*Work to complete:* Identify all lines in the listing that include the word "React", and copy them out.
---------- Given material ----------
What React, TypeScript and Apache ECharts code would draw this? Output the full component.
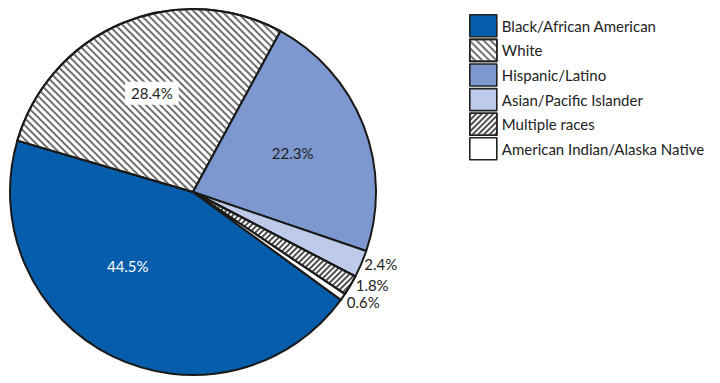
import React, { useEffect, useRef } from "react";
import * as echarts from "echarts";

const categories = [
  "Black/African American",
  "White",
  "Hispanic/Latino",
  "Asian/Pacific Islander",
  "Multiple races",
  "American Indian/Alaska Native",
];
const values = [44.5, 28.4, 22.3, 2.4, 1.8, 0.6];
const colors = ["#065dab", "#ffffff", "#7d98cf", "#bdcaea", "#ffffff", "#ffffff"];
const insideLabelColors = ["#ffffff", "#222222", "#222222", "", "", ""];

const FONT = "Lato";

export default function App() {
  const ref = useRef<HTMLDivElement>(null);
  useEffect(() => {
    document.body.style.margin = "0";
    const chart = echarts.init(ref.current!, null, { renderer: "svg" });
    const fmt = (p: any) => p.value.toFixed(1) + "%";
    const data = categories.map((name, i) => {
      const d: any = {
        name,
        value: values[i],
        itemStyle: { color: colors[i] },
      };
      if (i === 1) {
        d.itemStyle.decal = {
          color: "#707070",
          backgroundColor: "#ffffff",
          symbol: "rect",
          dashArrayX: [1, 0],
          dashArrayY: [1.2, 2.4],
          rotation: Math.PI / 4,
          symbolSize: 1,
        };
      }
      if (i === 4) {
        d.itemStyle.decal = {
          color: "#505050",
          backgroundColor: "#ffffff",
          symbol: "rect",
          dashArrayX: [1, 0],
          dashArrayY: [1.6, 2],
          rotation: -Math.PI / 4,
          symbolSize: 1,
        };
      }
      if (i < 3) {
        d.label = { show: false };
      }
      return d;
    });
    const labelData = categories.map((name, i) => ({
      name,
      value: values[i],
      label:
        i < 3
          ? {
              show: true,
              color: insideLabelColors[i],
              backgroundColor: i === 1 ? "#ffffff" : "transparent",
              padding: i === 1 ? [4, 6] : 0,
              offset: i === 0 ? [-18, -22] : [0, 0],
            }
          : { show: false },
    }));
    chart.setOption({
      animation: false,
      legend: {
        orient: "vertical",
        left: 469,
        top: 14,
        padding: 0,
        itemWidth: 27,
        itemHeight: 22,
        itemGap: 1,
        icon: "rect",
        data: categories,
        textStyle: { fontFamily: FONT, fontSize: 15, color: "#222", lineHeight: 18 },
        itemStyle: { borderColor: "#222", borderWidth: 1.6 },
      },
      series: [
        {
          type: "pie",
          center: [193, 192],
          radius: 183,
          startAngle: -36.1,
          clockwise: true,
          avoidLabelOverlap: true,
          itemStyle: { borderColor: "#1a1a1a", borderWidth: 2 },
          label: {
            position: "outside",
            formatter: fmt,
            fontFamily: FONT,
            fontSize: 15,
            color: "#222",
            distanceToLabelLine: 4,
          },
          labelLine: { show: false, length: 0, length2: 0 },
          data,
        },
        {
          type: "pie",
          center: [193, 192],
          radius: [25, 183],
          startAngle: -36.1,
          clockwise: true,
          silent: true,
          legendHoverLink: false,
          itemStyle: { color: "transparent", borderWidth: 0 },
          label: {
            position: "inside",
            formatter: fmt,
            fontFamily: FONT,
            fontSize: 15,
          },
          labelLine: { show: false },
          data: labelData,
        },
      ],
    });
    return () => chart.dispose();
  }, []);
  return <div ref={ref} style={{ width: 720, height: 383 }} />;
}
----------
*Task solution:*
What React, TypeScript and Apache ECharts code would draw this? Output the full component.
import React, { useEffect, useRef } from "react";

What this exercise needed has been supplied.